Beyond that, it is hardly a secret that the mining, forestry and tourism sectors are heavily dependent on the services which the aviation industry provides. In fact, each and all of those sectors will almost certainly become imperiled should any serious problems impact negatively on the aviation sector’s ability to provide the services that it does.
Over the years, the aviation sector, specifically the Guyana Aircraft Owners Association (GAOA) has repeatedly sought to draw attention to what some aviators have told this newspaper has been the chronic official neglect of the state’s responsibilities in the matters of improving, upgrading and maintaining crucial aviation infrastructure including airstrips and other facilities.
As interior travel has increased the GAOA has also been more insistent in its call for the GCAA to relinquish responsibility for search and rescue operations and accident investigations. In the former instance, local aviators say that the GCAA is simply not competent to single-handedly undertake search and rescue pursuits while in the latter case it is believed that conflict of interest could well arise since it is not inconceivable that there may be instances in which the GCAA itself might be brought under the microscope.
This year again the GAOA has drawn attention to what it asserts is the government’s chronic neglect of its responsibility to the sector in a range of areas including airstrip safety. Indeed, one aviator has even expressed the view that the GCAA’s failure to place accident reports in the public domain – another circumstance which the GAOA says it wants changed – is a function of the difficulty which it sometimes has in arriving at conclusions that might point fingers at itself.

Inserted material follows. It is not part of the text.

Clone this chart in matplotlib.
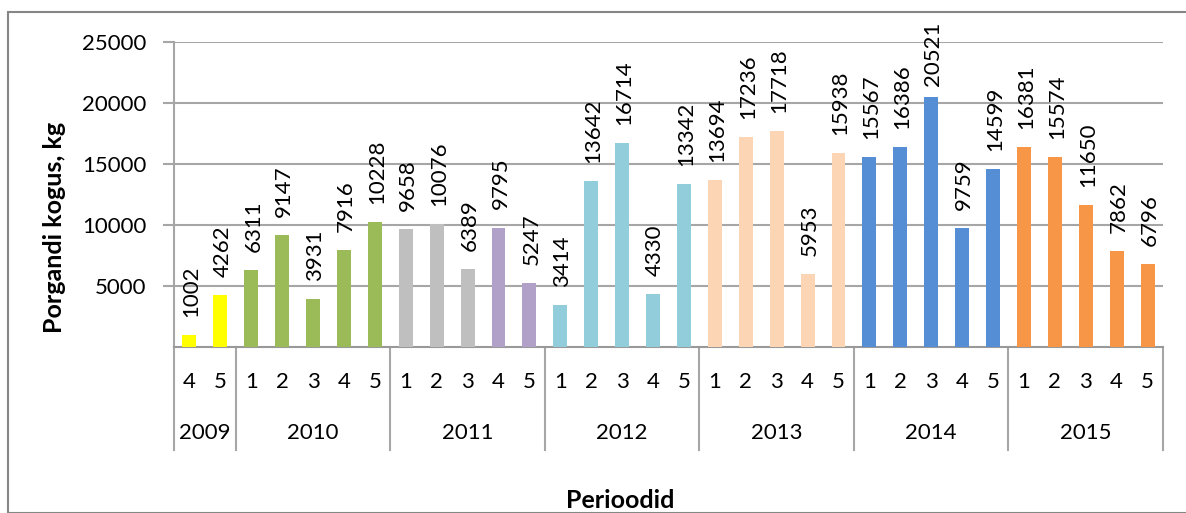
import matplotlib
matplotlib.use("Agg")
import matplotlib.pyplot as plt
from matplotlib.patches import Rectangle
import matplotlib.transforms as mtrans

plt.rcParams['font.family'] = ['Lato', 'DejaVu Sans']

years = ["2009", "2010", "2011", "2012", "2013", "2014", "2015"]
periods = [
    ["4", "5"],
    ["1", "2", "3", "4", "5"],
    ["1", "2", "3", "4", "5"],
    ["1", "2", "3", "4", "5"],
    ["1", "2", "3", "4", "5"],
    ["1", "2", "3", "4", "5"],
    ["1", "2", "3", "4", "5"],
]
values = [
    1002, 4262,
    6311, 9147, 3931, 7916, 10228,
    9658, 10076, 6389, 9795, 5247,
    3414, 13642, 16714, 4330, 13342,
    13694, 17236, 17718, 5953, 15938,
    15567, 16386, 20521, 9759, 14599,
    16381, 15574, 11650, 7862, 6796,
]
colors = (
    ["#FFFF00"] * 2
    + ["#9BBB59"] * 5
    + ["#BFBFBF"] * 3 + ["#B1A0C7"] * 2
    + ["#92CDDC"] * 5
    + ["#FCD5B5"] * 5
    + ["#558ED5"] * 5
    + ["#F79646"] * 5
)
y_ticks = [5000, 10000, 15000, 20000, 25000]

W, H = 1186, 513
fig = plt.figure(figsize=(W / 100, H / 100), dpi=100)
fig.patch.set_facecolor("white")

FS = 16

# outer chart border
fig.patches.append(Rectangle((8 / W, 0), (W - 8) / W + 0.01, (H - 12) / H,
                             transform=fig.transFigure, fill=False,
                             edgecolor="#868686", linewidth=1.5))

left, right, top, bottom = 174, 1163, 42, 347
ax = fig.add_axes([left / W, (H - bottom) / H, (right - left) / W, (bottom - top) / H])

grid_c = "#A6A6A6"
x = list(range(len(values)))
ax.bar(x, values, width=0.45, color=colors, zorder=3)
ax.set_xlim(-0.5, len(values) - 0.5)
ax.set_ylim(0, 25000)
ax.set_yticks(y_ticks)
ax.set_yticklabels([str(v) for v in y_ticks], fontsize=FS)
ax.yaxis.grid(True, color=grid_c, linewidth=1.5, zorder=0)
ax.tick_params(axis='y', length=8, width=1.5, color=grid_c, pad=12)
ax.set_xticks([])
for s in ["top", "right"]:
    ax.spines[s].set_visible(False)
ax.spines["left"].set_color(grid_c)
ax.spines["left"].set_linewidth(1.5)
ax.spines["bottom"].set_color("#999999")
ax.spines["bottom"].set_linewidth(1.5)

labels = []
for xi, v in zip(x, values):
    t = ax.annotate(str(v), (xi, v), xytext=(1.5, 13), textcoords="offset points",
                    rotation=90, ha="center", va="bottom", fontsize=FS, zorder=4,
                    annotation_clip=False)
    labels.append(t)

# keep labels inside the chart (as the spreadsheet does)
fig.canvas.draw()
renderer = fig.canvas.get_renderer()
max_top = H - 22
for t in labels:
    bb = t.get_window_extent(renderer)
    if bb.y1 > max_top:
        shift_px = bb.y1 - max_top
        ox, oy = t.xyann
        t.xyann = (ox, oy - shift_px * 72 / 100)

# multi-level category labels
trans = mtrans.blended_transform_factory(ax.transData, ax.transAxes)
ax_h = bottom - top
def ay(py):
    return (bottom - py) / ax_h

idx = 0
bounds = [-0.5]
for yr, plist in zip(years, periods):
    start = idx
    for p in plist:
        ax.text(idx, ay(382), p, transform=trans, ha="center", va="center",
                fontsize=FS, clip_on=False)
        idx += 1
    mid = (start + idx - 1) / 2
    ax.text(mid, ay(433), yr, transform=trans, ha="center", va="center",
            fontsize=FS, clip_on=False)
    bounds.append(idx - 0.5)

for b in bounds:
    ax.plot([b, b], [0, ay(450)], transform=trans, color=grid_c,
            linewidth=1.5, clip_on=False, zorder=2)

fig.text(55 / W, 1 - 227 / H, "Porgandi kogus, kg", rotation=90, ha="center",
         va="center", fontsize=18, fontweight="bold")
fig.text(620 / W, 1 - 500 / H, "Perioodid", ha="center", va="center",
         fontsize=18, fontweight="bold")

fig.savefig("out.png", dpi=100)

One of the features of the most recent GAOA media release is the broad hint which it drops that its bilateral discourses which it has had with the government regarding the upgrading of sector infrastructure would appear to have led nowhere as far as change in the administration’s attitude to the sector is concerned.

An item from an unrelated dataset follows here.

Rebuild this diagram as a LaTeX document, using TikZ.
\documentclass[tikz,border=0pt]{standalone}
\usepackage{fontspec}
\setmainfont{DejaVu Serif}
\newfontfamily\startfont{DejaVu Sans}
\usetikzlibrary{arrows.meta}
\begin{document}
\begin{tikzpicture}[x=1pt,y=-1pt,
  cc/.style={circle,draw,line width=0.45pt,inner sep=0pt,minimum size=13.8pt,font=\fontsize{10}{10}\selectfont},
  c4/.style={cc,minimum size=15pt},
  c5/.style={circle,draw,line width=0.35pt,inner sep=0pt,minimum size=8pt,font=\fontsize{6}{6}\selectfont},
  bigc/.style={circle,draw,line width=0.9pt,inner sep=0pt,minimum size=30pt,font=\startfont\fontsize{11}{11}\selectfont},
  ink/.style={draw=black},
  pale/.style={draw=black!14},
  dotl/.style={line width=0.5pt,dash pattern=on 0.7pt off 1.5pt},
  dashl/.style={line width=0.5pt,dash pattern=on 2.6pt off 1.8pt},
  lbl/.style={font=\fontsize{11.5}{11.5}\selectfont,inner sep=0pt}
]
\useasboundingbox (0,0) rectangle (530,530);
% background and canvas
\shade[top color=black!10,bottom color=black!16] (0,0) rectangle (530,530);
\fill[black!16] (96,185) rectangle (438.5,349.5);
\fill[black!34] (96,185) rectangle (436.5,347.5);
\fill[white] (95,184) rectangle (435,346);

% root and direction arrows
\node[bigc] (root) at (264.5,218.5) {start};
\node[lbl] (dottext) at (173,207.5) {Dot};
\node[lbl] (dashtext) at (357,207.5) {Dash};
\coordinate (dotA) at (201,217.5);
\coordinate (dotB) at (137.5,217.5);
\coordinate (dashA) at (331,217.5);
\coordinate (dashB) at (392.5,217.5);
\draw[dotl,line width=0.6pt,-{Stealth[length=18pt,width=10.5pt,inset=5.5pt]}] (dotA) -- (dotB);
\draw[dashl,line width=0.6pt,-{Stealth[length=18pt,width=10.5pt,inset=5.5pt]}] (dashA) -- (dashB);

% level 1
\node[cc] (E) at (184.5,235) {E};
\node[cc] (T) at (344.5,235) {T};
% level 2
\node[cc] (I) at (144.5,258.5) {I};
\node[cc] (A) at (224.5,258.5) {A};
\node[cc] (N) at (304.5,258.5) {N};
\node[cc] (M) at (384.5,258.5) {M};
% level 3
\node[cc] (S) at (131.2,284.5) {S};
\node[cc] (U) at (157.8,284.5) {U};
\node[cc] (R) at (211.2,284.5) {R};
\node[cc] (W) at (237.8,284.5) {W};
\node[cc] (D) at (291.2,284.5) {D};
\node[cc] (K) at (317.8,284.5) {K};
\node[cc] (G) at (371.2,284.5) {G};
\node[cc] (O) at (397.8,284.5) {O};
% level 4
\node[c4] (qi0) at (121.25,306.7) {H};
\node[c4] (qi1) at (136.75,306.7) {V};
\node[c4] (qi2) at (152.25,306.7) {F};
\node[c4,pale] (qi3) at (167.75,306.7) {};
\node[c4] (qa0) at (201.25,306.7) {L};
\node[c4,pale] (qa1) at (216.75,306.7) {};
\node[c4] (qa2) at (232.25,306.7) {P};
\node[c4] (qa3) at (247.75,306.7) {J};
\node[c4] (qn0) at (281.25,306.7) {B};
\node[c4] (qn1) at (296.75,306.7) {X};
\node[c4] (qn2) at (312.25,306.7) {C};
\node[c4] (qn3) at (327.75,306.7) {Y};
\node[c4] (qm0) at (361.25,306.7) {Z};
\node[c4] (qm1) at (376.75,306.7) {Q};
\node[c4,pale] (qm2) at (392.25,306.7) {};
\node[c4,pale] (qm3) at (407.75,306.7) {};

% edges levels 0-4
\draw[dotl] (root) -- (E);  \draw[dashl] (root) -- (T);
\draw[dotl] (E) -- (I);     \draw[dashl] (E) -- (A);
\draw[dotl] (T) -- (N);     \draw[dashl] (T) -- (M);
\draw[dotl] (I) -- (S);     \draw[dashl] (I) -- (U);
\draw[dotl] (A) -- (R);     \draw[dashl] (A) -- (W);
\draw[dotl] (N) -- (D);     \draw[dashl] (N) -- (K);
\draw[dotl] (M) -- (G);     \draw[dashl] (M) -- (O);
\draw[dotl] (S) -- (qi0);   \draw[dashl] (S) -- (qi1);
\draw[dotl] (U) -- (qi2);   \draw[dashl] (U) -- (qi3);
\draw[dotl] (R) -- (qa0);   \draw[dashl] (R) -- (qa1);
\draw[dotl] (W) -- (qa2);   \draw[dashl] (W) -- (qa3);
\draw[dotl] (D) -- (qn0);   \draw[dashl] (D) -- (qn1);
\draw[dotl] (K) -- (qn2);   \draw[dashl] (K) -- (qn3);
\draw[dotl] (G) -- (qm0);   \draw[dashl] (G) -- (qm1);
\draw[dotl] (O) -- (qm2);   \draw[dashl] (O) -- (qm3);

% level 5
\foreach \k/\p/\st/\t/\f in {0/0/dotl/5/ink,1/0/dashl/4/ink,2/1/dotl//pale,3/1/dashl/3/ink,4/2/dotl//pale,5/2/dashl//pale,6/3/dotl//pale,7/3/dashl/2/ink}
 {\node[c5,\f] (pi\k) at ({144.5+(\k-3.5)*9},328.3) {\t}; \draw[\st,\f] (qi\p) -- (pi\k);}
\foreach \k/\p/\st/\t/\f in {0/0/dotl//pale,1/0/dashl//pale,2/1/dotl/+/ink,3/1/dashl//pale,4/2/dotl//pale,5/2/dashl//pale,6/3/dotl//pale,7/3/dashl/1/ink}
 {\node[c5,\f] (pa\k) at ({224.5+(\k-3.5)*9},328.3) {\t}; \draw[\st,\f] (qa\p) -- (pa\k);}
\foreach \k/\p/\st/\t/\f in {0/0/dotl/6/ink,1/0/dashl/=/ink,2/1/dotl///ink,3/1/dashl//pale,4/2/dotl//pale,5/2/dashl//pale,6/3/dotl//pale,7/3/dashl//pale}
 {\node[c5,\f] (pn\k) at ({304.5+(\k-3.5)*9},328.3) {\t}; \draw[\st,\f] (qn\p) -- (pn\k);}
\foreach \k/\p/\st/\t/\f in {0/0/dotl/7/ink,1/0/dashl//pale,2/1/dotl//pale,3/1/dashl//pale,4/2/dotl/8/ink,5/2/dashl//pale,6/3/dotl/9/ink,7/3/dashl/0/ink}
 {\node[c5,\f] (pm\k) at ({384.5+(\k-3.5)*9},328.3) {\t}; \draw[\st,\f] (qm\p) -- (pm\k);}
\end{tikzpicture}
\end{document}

For reasons that have to do with the development of several sectors a point has long been reached where government has to begin to radically change its attitude to the aviation industry. The fact of the matter is that it is disingenuous, to say the least, to keep up a sustained drumbeat about the strategic significance of the interior regions of our country while denying opportunity for the growth and development of the sector without which the linkage between the coastal regions and the interior and the development that can derive therefrom will simply not happen.